民事調停手続きで、当事者双方があと一歩譲歩すれば合意に至るというような場合で、そのあと一歩が埋まらないような場合、民事調停法第17条に基づき、民事調停委員会で調停に代わる決定(通称「17条決定」といいます。)をすることがあります。当事者に調停に代わる決定に不満がある場合には異議の申し立てをすることにより調停に代わる決定は失効します。

民事調停手続きの申立ては、通常、申立書を裁判所に提出することから始まります。調停手続きの申立書は、訴訟での訴状のように厳格な記載方法を求められておらず、申立ての趣旨と申立ての理由を簡単に記載するだけで作成できます。したがって民事調停の申立ては多くの場合本人申立てであり、代理人が付くことはあまりありません。

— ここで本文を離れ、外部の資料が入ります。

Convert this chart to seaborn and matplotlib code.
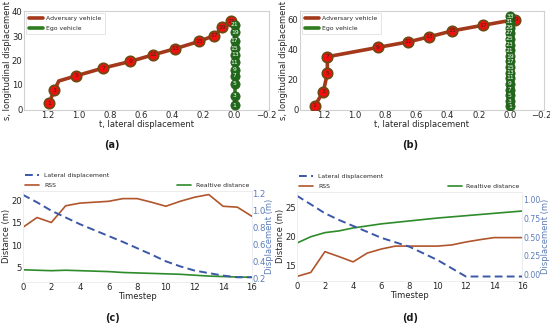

民事調停は当事者双方の互譲により紛争の解決を図る制度ですから、民事調停での解決を図る申立人は、申立ての趣旨に拘らずに、相手方の主張にある程度譲歩して解決を図る用意があることが、民事調停を申し立てる際の前提となります。しかしながら、民事調停を申し立てる申立人の中には、訴訟のように白黒をはっきりつけるかのごとく、まったく譲歩しない場合や、主要事実に関して的外れな主張や立証を繰り返し、法律上の権利が認められないにもかかわらず、過度の要求を繰り返す場合などもあり、調停が不成立となることもあります。

民事調停の申立費用は、訴訟の場合の半額です。例えば相手方に対して100万円の支払いを求める申し立てをする場合、訴訟であれば費用1万円にプラス予納郵券代金(郵便切手代金)数千円ですが、民事調停であれば申立費用は訴訟費用の半額の5千円で、予納郵券代金も訴訟の場合に半額以下で足ります。

民事調停は私人間の紛争解決制度としては利用しやすく、民事調停により紛争の解決に至れば、調停の申立てに要した費用に対する利益(費用対効果)は大きいものがあります。相手方が調停に応じる用意があるような場合には、民事調停は大変便利な制度です。